One of the visions I had for the CBU, shared by the PRS as well, was the creation of a live recording of the song festival (s) which could be reproduced and sold for profit for the performers and the CBU. I don’t know if this has ever happened.

In addition to managing the day-to-day activities of the union, I needed what might be termed pseudo political activity to keep ambitious egos soothed and “misplaced truth” overturned. I was able to produce a newsletter for the CBU even without a budget for such; organise with CARICAD, the first training course for radio and television managers; produce radio programmes for the Caribbean Association of Industry and Commerce (CAIC); assist in the planning of the then Pope’s visit to St Lucia and the visit of President Reagan to Grenada and also report on the American intervention in Grenada.

I was also invited to speak at various fora in Miami under the umbrella of the Central American Action in New York; at the invitation of the UN Outer Space Committee and a private enterprise organisation; in Washington, at the invitation of the Caribbean Copyright Centre. I took part in a US International Visitor Programme in which we examined satellite technology, policy in Washington DC, New York, San Francisco and Anchorage and Fairbanks in Alaska. I also explored with the Mormon communications department the possibility of radio and television training for members. Unfortunately, my members could only see religion not technical training.

Every step along the way I represented the CBU. So, at one stage, I was surprised to hear that I was out of the office too much, and that complaint came from a certain manager who often could not be found by us or his staff while he was promoting his own interests. In fact, it was the same person who, within days of my leaving the organization, could report to the General Assembly meeting being held here in Barbados that I had not prepared a final report while the stack of my final un-posted reports remained in the CBU office.

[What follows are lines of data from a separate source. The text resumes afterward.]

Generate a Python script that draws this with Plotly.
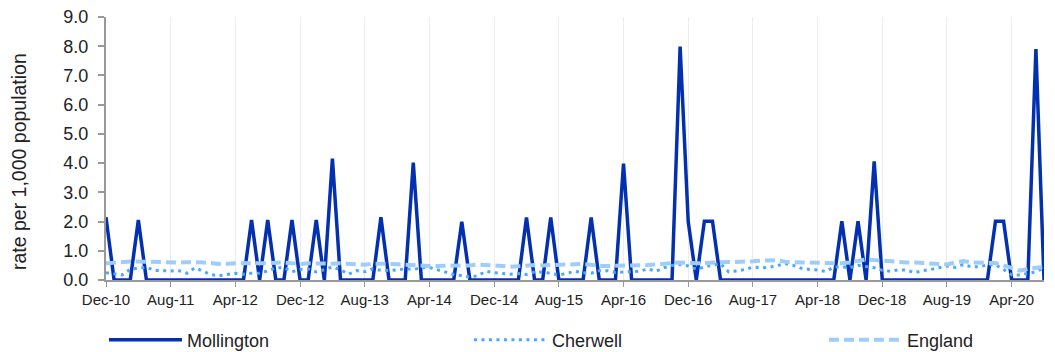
import pandas as pd
import plotly.graph_objects as go

months = pd.date_range("2010-12-01", "2020-08-01", freq="MS").strftime("%b-%y").tolist()

tick_labels = ["Dec-10", "Aug-11", "Apr-12", "Dec-12", "Aug-13", "Apr-14", "Dec-14", "Aug-15",
               "Apr-16", "Dec-16", "Aug-17", "Apr-18", "Dec-18", "Aug-19", "Apr-20"]

mollington = [
    2.15, 0, 0, 0, 2.05, 0, 0, 0, 0, 0, 0, 0, 0, 0, 0, 0, 0, 0, 2.05, 0,
    2.05, 0, 0, 2.05, 0, 0, 2.05, 0, 4.15, 0, 0, 0, 0, 0, 2.15, 0, 0, 0, 4.02, 0,
    0, 0, 0, 0, 1.99, 0, 0, 0, 0, 0, 0, 0, 2.14, 0, 0, 2.14, 0, 0, 0, 0,
    2.14, 0, 0, 0, 3.98, 0, 0, 0, 0, 0, 0, 7.99, 2.0, 0, 2.01, 2.01, 0, 0, 0, 0,
    0, 0, 0, 0, 0, 0, 0, 0, 0, 0, 0, 2.01, 0, 2.01, 0, 4.06, 0, 0, 0, 0,
    0, 0, 0, 0, 0, 0, 0, 0, 0, 0, 2.01, 2.01, 0, 0, 0, 7.9, 0,
]

cherwell = [
    0.25, 0.20, 0.17, 0.37, 0.40, 0.44, 0.33, 0.31, 0.31, 0.32, 0.23, 0.42, 0.30, 0.18, 0.15, 0.20, 0.23, 0.20, 0.23, 0.23,
    0.31, 0.42, 0.42, 0.28, 0.36, 0.38, 0.28, 0.35, 0.45, 0.35, 0.20, 0.32, 0.28, 0.38, 0.33, 0.32, 0.36, 0.38, 0.36, 0.42,
    0.43, 0.36, 0.27, 0.19, 0.15, 0.10, 0.15, 0.30, 0.25, 0.22, 0.20, 0.22, 0.19, 0.28, 0.27, 0.23, 0.17, 0.23, 0.30, 0.25,
    0.23, 0.32, 0.32, 0.26, 0.28, 0.28, 0.30, 0.38, 0.30, 0.42, 0.50, 0.53, 0.48, 0.37, 0.45, 0.51, 0.56, 0.28, 0.31, 0.36,
    0.44, 0.42, 0.43, 0.50, 0.56, 0.50, 0.40, 0.36, 0.34, 0.29, 0.44, 0.45, 0.42, 0.50, 0.47, 0.42, 0.33, 0.30, 0.35, 0.34,
    0.25, 0.32, 0.36, 0.42, 0.48, 0.43, 0.53, 0.45, 0.45, 0.52, 0.52, 0.36, 0.18, 0.17, 0.22, 0.28, 0.42,
]

england = [
    0.57, 0.60, 0.62, 0.63, 0.63, 0.62, 0.60, 0.60, 0.60, 0.60, 0.61, 0.62, 0.60, 0.58, 0.55, 0.56, 0.58, 0.58, 0.57, 0.56,
    0.57, 0.59, 0.60, 0.57, 0.55, 0.57, 0.56, 0.55, 0.56, 0.57, 0.55, 0.52, 0.52, 0.56, 0.57, 0.55, 0.54, 0.52, 0.50, 0.48,
    0.48, 0.48, 0.48, 0.48, 0.48, 0.50, 0.53, 0.52, 0.50, 0.48, 0.45, 0.48, 0.51, 0.51, 0.50, 0.51, 0.51, 0.50, 0.52, 0.55,
    0.52, 0.48, 0.48, 0.48, 0.48, 0.50, 0.50, 0.51, 0.53, 0.57, 0.58, 0.60, 0.58, 0.57, 0.58, 0.60, 0.61, 0.62, 0.62, 0.62,
    0.64, 0.66, 0.67, 0.68, 0.62, 0.60, 0.60, 0.60, 0.59, 0.57, 0.55, 0.57, 0.60, 0.65, 0.70, 0.68, 0.66, 0.62, 0.60, 0.60,
    0.60, 0.59, 0.57, 0.55, 0.53, 0.60, 0.65, 0.60, 0.59, 0.59, 0.58, 0.50, 0.40, 0.32, 0.38, 0.42, 0.45,
]

FONT = "Liberation Sans, Arial, sans-serif"
TXT = "#222222"

fig = go.Figure()
fig.add_trace(go.Scatter(x=months, y=mollington, mode="lines", name="Mollington", legend="legend",
                         line=dict(color="#0330b0", width=3.5)))
fig.add_trace(go.Scatter(x=months, y=cherwell, mode="lines", name="Cherwell", legend="legend2",
                         line=dict(color="#4aa8ff", width=3, dash="3px,4.5px")))
fig.add_trace(go.Scatter(x=months, y=england, mode="lines", name="England", legend="legend3",
                         line=dict(color="#9fcdfb", width=4, dash="10px,5px")))

def leg(x):
    return dict(orientation="h", xref="container", yref="container",
                x=x, xanchor="left", y=0.0341, yanchor="middle",
                itemwidth=73, bgcolor="rgba(0,0,0,0)",
                font=dict(size=18, family=FONT, color=TXT))

fig.update_layout(
    width=1055, height=352,
    margin=dict(l=106, r=11, t=17, b=72),
    paper_bgcolor="white", plot_bgcolor="white",
    font=dict(family=FONT, color=TXT, size=18),
    showlegend=True,
    legend=leg(0.0986),
    legend2=leg(0.4445),
    legend3=leg(0.781),
    xaxis=dict(
        type="category", range=[0, len(months) - 1], automargin=False,
        tickmode="array", tickvals=tick_labels, ticktext=tick_labels,
        showgrid=True, gridcolor="#ececec", gridwidth=1,
        showline=True, linecolor="#999999", linewidth=2,
        ticks="outside", ticklen=5, tickcolor="#999999", tickwidth=1,
        tickfont=dict(size=15, family=FONT, color=TXT),
        zeroline=False,
    ),
    yaxis=dict(
        range=[0, 9], dtick=1, tickformat=".1f", automargin=False,
        showgrid=False, zeroline=False,
        showline=True, linecolor="#999999", linewidth=2,
        ticks="outside", ticklen=6, tickcolor="#999999", tickwidth=2,
        ticklabelstandoff=6,
        tickfont=dict(size=18, family=FONT, color=TXT),
    ),
    annotations=[dict(text="rate per 1,000 population", textangle=-90,
                      xref="paper", yref="paper", x=-0.0927, y=0.4487,
                      xanchor="center", yanchor="middle", showarrow=False,
                      font=dict(size=19.5, family=FONT, color=TXT))],
)

fig.write_html("out.html", config={"displayModeBar": False},
               post_script="document.body.style.margin='0';document.body.style.overflow='hidden';")
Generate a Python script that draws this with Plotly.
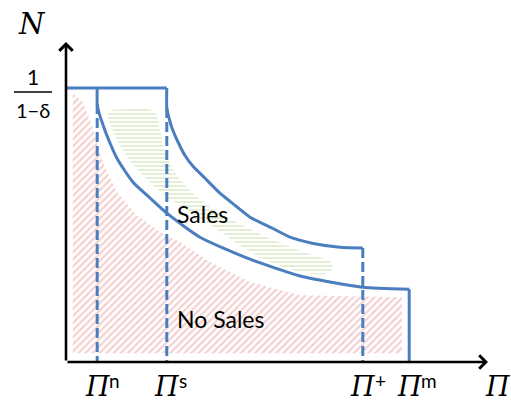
import plotly.graph_objects as go

# ---------------- data (schematic units) ----------------
PI_N, PI_S, PI_PLUS, PI_M = 0.78, 2.52, 7.42, 8.58
N_MAX = 6.85                       # level of 1/(1-δ)
X_END, Y_END = 10.55, 8.0          # axis arrow tips

upper_x = [2.52, 2.52, 2.57, 2.65, 2.80, 2.97, 3.17, 3.47, 3.85, 4.22, 4.60, 5.15, 5.60, 6.15, 6.85, 7.42]
upper_y = [6.85, 6.35, 6.12, 5.85, 5.50, 5.17, 4.90, 4.60, 4.22, 3.92, 3.62, 3.35, 3.12, 2.97, 2.87, 2.85]

lower_x = [0.78, 0.78, 0.82, 0.90, 1.02, 1.27, 1.67, 2.10, 2.52, 3.35, 4.60, 5.85, 6.60, 7.42, 8.58]
lower_y = [6.85, 6.45, 6.25, 6.00, 5.67, 5.10, 4.50, 4.10, 3.72, 3.12, 2.57, 2.15, 2.00, 1.87, 1.82]

nosales_x = [0.17, 0.42, 0.67, 0.92, 1.27, 1.77, 2.35, 2.85, 3.60, 4.60, 5.85, 8.40, 8.40, 0.17]
nosales_y = [6.72, 6.50, 5.85, 5.00, 4.25, 3.67, 3.25, 3.00, 2.50, 2.00, 1.67, 1.62, 0.22, 0.22]

sales_x = [1.05, 1.47, 1.85, 2.22, 2.35, 2.47, 2.72, 3.22, 4.05, 5.30, 6.22, 6.60, 6.67, 6.47,
           5.85, 5.10, 4.35, 3.72, 3.10, 2.47, 1.97, 1.55, 1.22, 1.05]
sales_y = [6.25, 6.32, 6.35, 6.25, 5.80, 5.30, 4.75, 4.17, 3.60, 3.00, 2.65, 2.52, 2.35, 2.20,
           2.25, 2.50, 2.92, 3.35, 3.75, 4.17, 4.62, 5.10, 5.67, 6.25]

tick_pos = [PI_N, PI_S, PI_PLUS, PI_M, X_END + 0.24]
tick_sup = ["n", "s", "+", "m", ""]

region_labels = ["Sales", "No Sales"]
region_label_x = [3.40, 3.85]
region_label_y = [3.70, 1.07]

# ---------------- styling ----------------
BLUE = "#4A7EBF"
LW = 3
SERIF = "DejaVu Serif"
SANS = "Lato, Noto Sans, sans-serif"

fig = go.Figure()

# hatched regions
fig.add_trace(go.Scatter(x=nosales_x, y=nosales_y, mode="lines", fill="toself",
                         line=dict(width=0, color="rgba(0,0,0,0)"),
                         fillcolor="rgba(0,0,0,0)",
                         fillpattern=dict(shape="/", fgcolor="#EBA2A2", bgcolor="rgba(255,255,255,0)",
                                          size=5, solidity=0.45),
                         hoverinfo="skip", showlegend=False))
fig.add_trace(go.Scatter(x=sales_x, y=sales_y, mode="lines", fill="toself",
                         line=dict(width=0, color="rgba(0,0,0,0)", shape="spline", smoothing=0.8),
                         fillcolor="rgba(0,0,0,0)",
                         fillpattern=dict(shape="-", fgcolor="#C3D99F", bgcolor="rgba(255,255,255,0)",
                                          size=4, solidity=0.45),
                         hoverinfo="skip", showlegend=False))

# dashed verticals
for xv, ytop in [(PI_N, lower_y[1]), (PI_S, upper_y[1]), (PI_PLUS, upper_y[-1])]:
    fig.add_trace(go.Scatter(x=[xv, xv], y=[ytop, 0], mode="lines",
                             line=dict(color=BLUE, width=LW, dash="10px,4px"),
                             hoverinfo="skip", showlegend=False))

# top line and Πm vertical
fig.add_trace(go.Scatter(x=[0, PI_S], y=[N_MAX, N_MAX], mode="lines",
                         line=dict(color=BLUE, width=LW), hoverinfo="skip", showlegend=False))
fig.add_trace(go.Scatter(x=[PI_M, PI_M], y=[lower_y[-1], 0], mode="lines",
                         line=dict(color=BLUE, width=LW), hoverinfo="skip", showlegend=False))

# curves
for cx, cy in [(upper_x, upper_y), (lower_x, lower_y)]:
    fig.add_trace(go.Scatter(x=cx, y=cy, mode="lines",
                             line=dict(color=BLUE, width=LW, shape="spline", smoothing=0.6),
                             hoverinfo="skip", showlegend=False))

ann = []
# axes with arrows
ann.append(dict(x=X_END, y=0, ax=0, ay=0, xref="x", yref="y", axref="x", ayref="y",
                text="", showarrow=True, arrowhead=4, arrowwidth=2.6, arrowsize=1,
                arrowcolor="black", standoff=0))
ann.append(dict(x=0, y=Y_END, ax=0, ay=0, xref="x", yref="y", axref="x", ayref="y",
                text="", showarrow=True, arrowhead=4, arrowwidth=2.6, arrowsize=1,
                arrowcolor="black", standoff=0))

# x tick labels: Π with superscripts
for xv, sup in zip(tick_pos, tick_sup):
    ann.append(dict(x=xv, y=-0.60, xref="x", yref="y", text="<i>Π</i>", showarrow=False,
                    xanchor="center", yanchor="middle", borderpad=0,
                    font=dict(family=SERIF, size=27, color="black")))
    if sup:
        ann.append(dict(x=xv + 0.28, y=-0.45, xref="x", yref="y", text=sup, showarrow=False,
                        xanchor="left", yanchor="middle", borderpad=0,
                        font=dict(family=SANS, size=19, color="black")))

# y axis labels
ann.append(dict(x=-0.85, y=8.45, xref="x", yref="y", text="<i>N</i>", showarrow=False,
                xanchor="center", yanchor="middle", font=dict(family=SERIF, size=29, color="black")))
ann.append(dict(x=-0.825, y=7.15, xref="x", yref="y", text="1", showarrow=False,
                xanchor="center", yanchor="middle", font=dict(family=SANS, size=21, color="black")))
ann.append(dict(x=-0.825, y=6.30, xref="x", yref="y", text="1−δ", showarrow=False,
                xanchor="center", yanchor="middle", font=dict(family=SANS, size=20, color="black")))

# region labels
for t, lx, ly in zip(region_labels, region_label_x, region_label_y):
    ann.append(dict(x=lx, y=ly, xref="x", yref="y", text=t, showarrow=False,
                    xanchor="center", yanchor="middle", font=dict(family=SANS, size=23, color="black")))

shapes = [dict(type="line", xref="x", yref="y", x0=-1.30, x1=-0.35, y0=6.75, y1=6.75,
               line=dict(color="black", width=1.3))]

fig.update_layout(
    width=511, height=402, autosize=False,
    margin=dict(l=0, r=0, t=0, b=0, pad=0),
    paper_bgcolor="white", plot_bgcolor="white",
    xaxis=dict(range=[-1.65, 11.125], visible=False, fixedrange=True),
    yaxis=dict(range=[-1.0, 9.05], visible=False, fixedrange=True),
    annotations=ann, shapes=shapes,
)

fig.write_html("out.html", post_script="document.body.style.margin='0';", config={"displayModeBar": False})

I was pleased as the second Secretary General to turn the Caribbean Broadcasting Union in a new direction of substantive discussion and action from 1982 to 1987. I am glad to know that unlike quite a number of other regional institutions which have never reached that milestone, the CBU shall be celebrating its 50th anniversary on San Andres Island, Columbia from August 12 to 14, 2019

Bon voyage, buen viaje, goede reis, un bon vuelo – CBU.